The Meeting of Two Eternities

It is true, I never assisted the sun materially in his rising, but, doubt not, it was of the last importance only to be present at it. – Henry David Thoreau, Walden

“I have been anxious to improve the nick of time, and notch it on my stick too; to stand on the meeting of two eternities, the past and the future, which is precisely the present moment.” – Henry David Thoreau, Walden

I’ve come around to Walden once again.  Thoreau to me has always been a distant cousin.  A kindred spirit.  A guy on the short list of people in history I’d have a beer or two with.  Some people just speak more clearly to you than others.  To pluck these two magnificent quotes from the same page of Walden demonstrates this.  Thoreau has spoken to me off and on for years.  The “off” years were solely my own distraction.

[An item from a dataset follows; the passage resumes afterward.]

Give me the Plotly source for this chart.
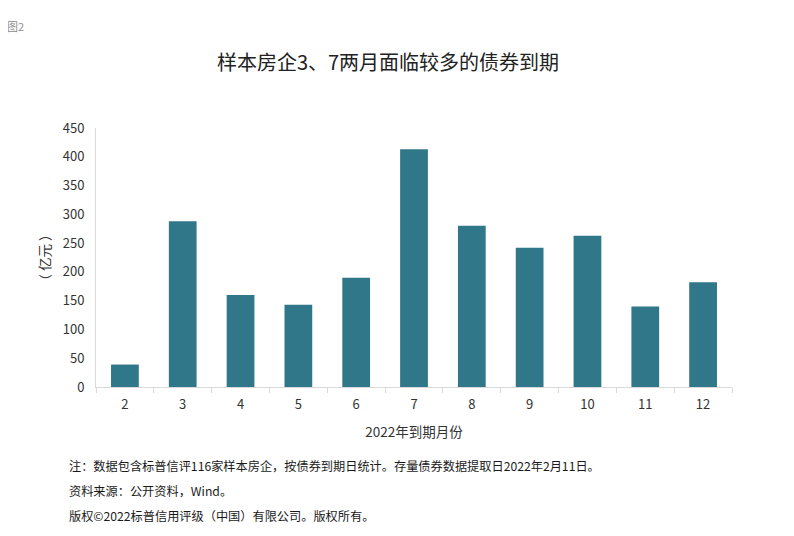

It’s Sunday.  The beginning of the week.  I’ve missed today’s sunrise so I posted a picture from the last sunrise of 2018.  Sunrises infer a new day, and a fresh start.  But it’s also the sharpened edge of the past and the present, of the two eternities.  Isn’t that our lives as well?  We’re all witnesses to the present.  I’m particularly focused on what came before me, and look ahead with optimism to the future, but if I’ve been anything over the years it’s tuned to the now.

Thoreau was an acute observer of the moment, but also an acute participant in the moment.  I aspire to be the same.  Writing helps with observation, as it forces you to notice things.  I’ve noticed more things since I’ve been writing this blog.  I’ve learned to listen to the voices around me, but also the landscape.  Participation comes with observation.  To see the sunrise you’ve got to get out of bed.  To walk through an old French fort from the 17th century you’ve got to know why it matters, where it is and then go to it.  To be a good father or friend or spouse or son you’ve got to be present in the lives of those who identify you that way.

Observation doesn’t lead to participation, you’ve got to have the drive to do what must be done.  The floor is dirty?  Clean the floor.  A friend needs a shoulder and an ear?  Offer both freely.  The pipeline needs to be filled?  Make more sales calls and move opportunities forward.  Participation requires action.  Being an observer of life doesn’t equate to living.

So I’m re-reading Walden.  I know already that I’m going to get more out of it than I did when I read it as an unfocused nineteen year-old.  The words didn’t reflect back to me quite the same way then.  But it meant a lot even then.  And more so now.  Everything has its time.